Former central bank deputy governor Semih Tumen, who was dismissed by Erdogan last month, called for an immediate return to policies which protect the lira’s value.
“This irrational experiment which has no chance of success must be abandoned immediately and we must return to quality policies which protect the Turkish lira’s value and the prosperity of the Turkish people,” he said on Twitter.
Tuesday’s slide was the lira’s biggest fall since the previous central bank chief was dismissed in March and its 11 days of losses was its worst run since November 1999. The lira has been by far the worst performer in emerging markets this year due mostly to what analysts call reckless and premature monetary easing.
Against the euro, the currency weakened to a fresh record low of 13.8815 on Tuesday.
The lira tumble comes after a slide in support for Erdogan’s ruling AK Party in opinion polls and opposition calls for early elections before those scheduled for 2023. It has also intensified Turks’ concerns about the sharply rising cost of living.
“Prices are rising too fast. I don’t want to buy certain products because they’ve got too expensive,” said Kaan Acar, 28, a hotel executive in southern Turkey’s Kalkan resort, adding he was thinking of cancelling a trip abroad due to the rising cost.
“The fault lies with President Erdogan, the AKP government, and those who for years turned a blind eye and supported them.”
Investors appeared to desert the lira as volatility gauges spiked to the highest levels since March, when Erdogan abruptly sacked the hawkish former central bank chief and installed a new governor, like the president a critic of high rates.
The 10-year benchmark bond yield rose above 21 per cent for the first time since the start of 2019. Turkey’s sovereign dollar bonds fell more than 1 cent in early trading, Tradeweb data showed.
As the lira plunged, the main share index rose 1 per cent due to suddenly cheap valuations. However bank stocks dropped, with the banking index down 1.3 per cent.

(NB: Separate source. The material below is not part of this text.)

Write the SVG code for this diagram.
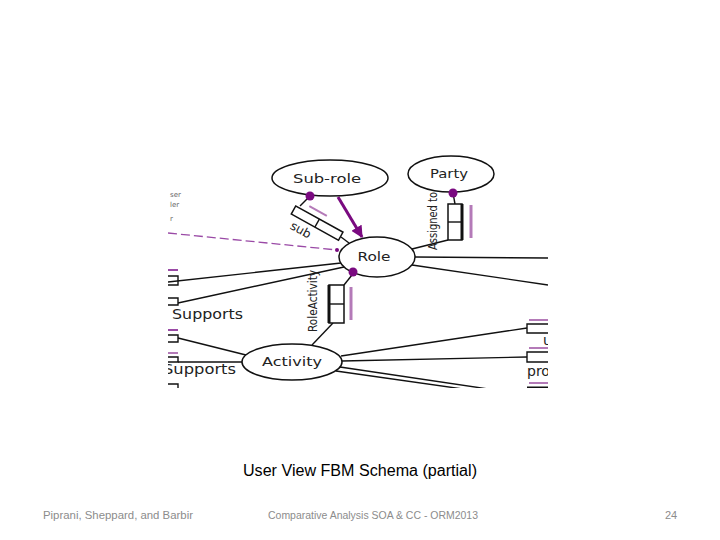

The central bank cut its policy rate last Thursday by 100 basis points to 15 per cent, well below inflation of nearly 20 per cent, and signalled further easing.
It has slashed rates by a total of 400 points since September, in what analysts have called a dangerous policy mistake given deeply negative real yields, and given that virtually all other central banks have begun tightening, or are preparing to do so.
Erdogan received support on Tuesday from his parliamentary ally, nationalist MHP leader Devlet Bahceli, who said high interest rates limit production and that there was no alternative to a policy which focused on investments.
“Turkey needs to rid itself of the hunchback of interest rates,” Bahceli said in a speech to his party in parliament.
Analysts said emergency rate hikes would be needed soon, while speculation about a cabinet overhaul involving the finance minister, Lutfi Elvan, has also weighed.
Erdogan defended the policy late on Monday and said tighter monetary policy would not lower inflation.
“I reject policies that will contract our country, weaken it, condemn our people to unemployment, hunger and poverty,” he said after a cabinet meeting, prompting a late-day slide in the lira.
Societe Generale said on Monday the central bank would need to deliver an “emergency” hike as soon as next month and lift the policy rate to about 19 per cent by the end of the first quarter of 2022.
“Risks are skewed for more depreciation,” said Guillaume Tresca, senior EM strategist at Generali Insurance Asset Management, adding he expected Turkey’s turmoil to have a limited impact on other emerging market countries and assets.
“We do not see value in Turkish assets yet. The main difference from previous market stress episodes is the limited pushback from authorities. There is a clear will for a weaker FX,” he added in a note.